> Task objective: Retype word for word the first line of the listing and each line after it up to the line with "const font = 'DejaVu Sans'", with the pictures taken out.

====

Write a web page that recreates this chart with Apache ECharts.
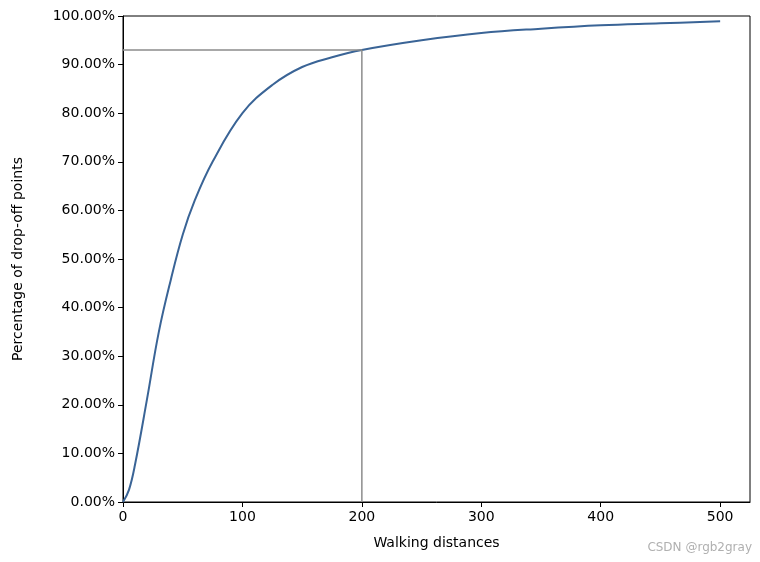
<!DOCTYPE html>
<html>
<head>
<meta charset="utf-8">
<script src="https://cdn.jsdelivr.net/npm/echarts@6/dist/echarts.min.js"></script>
<style>html,body{margin:0;padding:0;background:#fff}#chart{width:760px;height:562px}</style>
</head>
<body>
<div id="chart"></div>
<script>
const distances = [0, 5, 10, 20, 30, 40, 50, 60, 75, 100, 125, 150, 175, 200, 250, 300, 350, 400, 450, 500]
const percents = [0, 2.5, 7.6, 21, 35, 45.7, 55, 62, 70, 80, 85.8, 89.5, 91.5, 93, 95, 96.5, 97.4, 98.1, 98.5, 98.9]
const markX = 200
const markY = 93

const chart = echarts.init(document.getElementById('chart'))
const font = 'DejaVu Sans'

chart.setOption({
  animation: false,
  textStyle: { fontFamily: font },
  grid: { left: 123, right: 10, top: 16, bottom: 60, show: true, borderColor: '#000', borderWidth: 1 },
  xAxis: {
    type: 'value', min: 0, max: 525, interval: 100,
    name: 'Walking distances', nameLocation: 'middle', nameGap: 34,
    nameTextStyle: { fontSize: 14, color: '#000' },
    axisLine: { lineStyle: { color: '#000' } },
    axisTick: { show: true, length: 5, lineStyle: { color: '#000' } },
    axisLabel: { fontSize: 14, color: '#000', showMaxLabel: false, margin: 8 },
    splitLine: { show: false }
  },
  yAxis: {
    type: 'value', min: 0, max: 100, interval: 10,
    name: 'Percentage of drop-off points', nameLocation: 'middle', nameGap: 98,
    nameTextStyle: { fontSize: 14, color: '#000' },
    axisLine: { show: true, lineStyle: { color: '#000' } },
    axisTick: { show: true, length: 5, lineStyle: { color: '#000' } },
    axisLabel: { fontSize: 14, color: '#000', formatter: (v) => v.toFixed(2) + '%' },
    splitLine: { show: false }
  },
  series: [
    {
      type: 'line',
      data: distances.map((d, i) => [d, percents[i]]),
      smooth: 0.4,
      showSymbol: false,
      lineStyle: { color: '#3a6496', width: 2 }
    },
    {
      type: 'line',
      data: [[0, markY], [markX, markY], [markX, 0]],
      showSymbol: false,
      lineStyle: { color: '#8c8c8c', width: 1.5 }
    }
  ],
  graphic: [{
    type: 'text', right: 8, bottom: 8,
    style: { text: 'CSDN @rgb2gray', fill: '#b0b0b0', fontSize: 12, fontFamily: font }
  }]
})
</script>
</body>
</html>
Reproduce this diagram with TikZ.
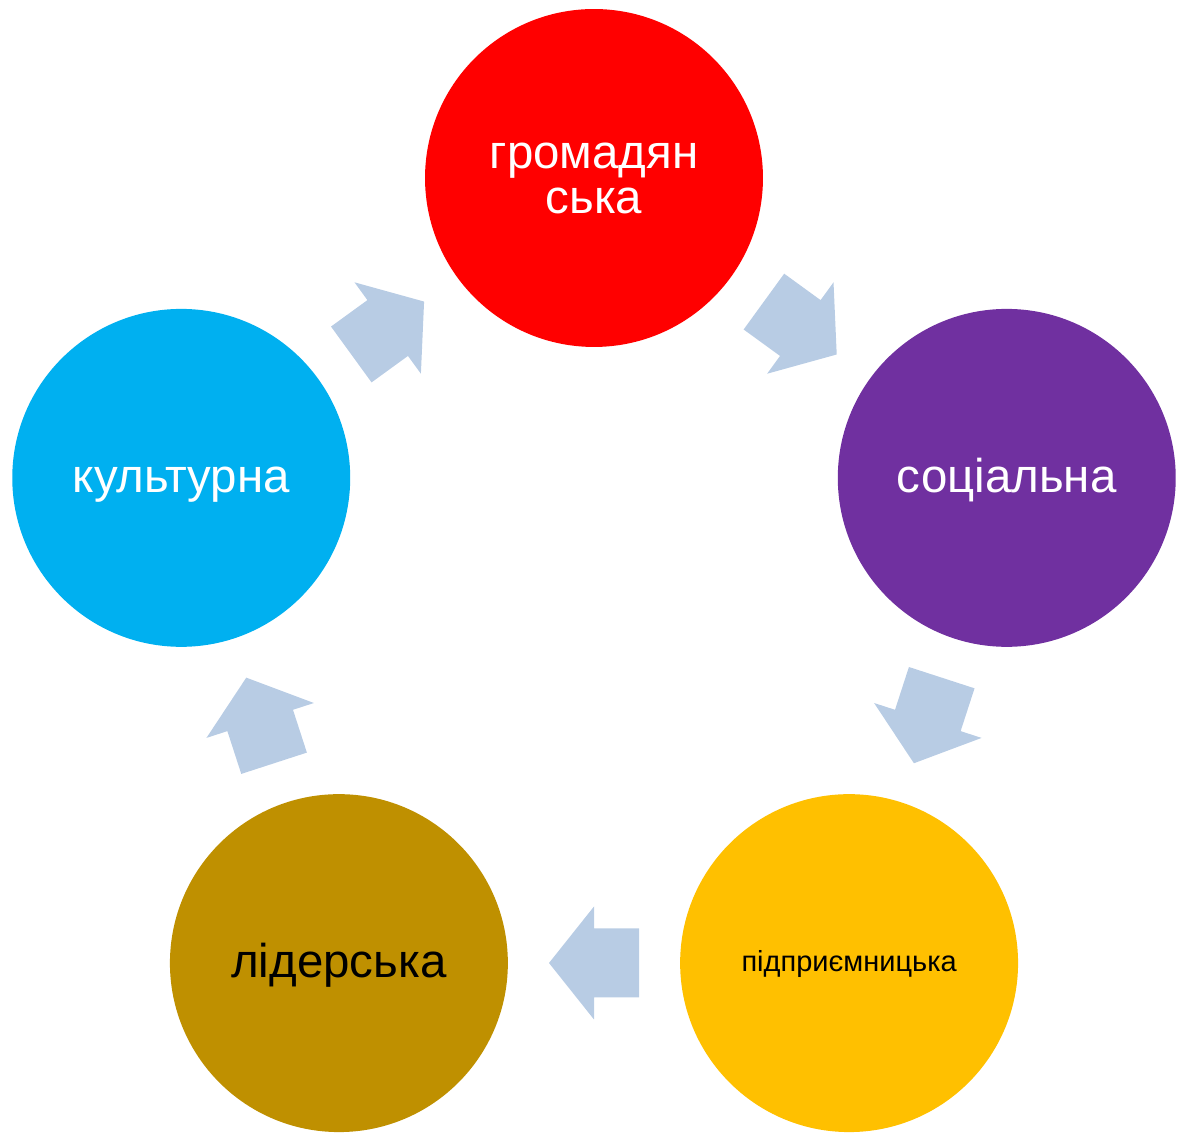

====

> Response:
Write a web page that recreates this chart with Apache ECharts.
<!DOCTYPE html>
<html>
<head>
<meta charset="utf-8">
<script src="https://cdn.jsdelivr.net/npm/echarts@6/dist/echarts.min.js"></script>
<style>html,body{margin:0;padding:0;background:#fff}#chart{width:760px;height:562px}</style>
</head>
<body>
<div id="chart"></div>
<script>
const distances = [0, 5, 10, 20, 30, 40, 50, 60, 75, 100, 125, 150, 175, 200, 250, 300, 350, 400, 450, 500]
const percents = [0, 2.5, 7.6, 21, 35, 45.7, 55, 62, 70, 80, 85.8, 89.5, 91.5, 93, 95, 96.5, 97.4, 98.1, 98.5, 98.9]
const markX = 200
const markY = 93

const chart = echarts.init(document.getElementById('chart'))
const font = 'DejaVu Sans'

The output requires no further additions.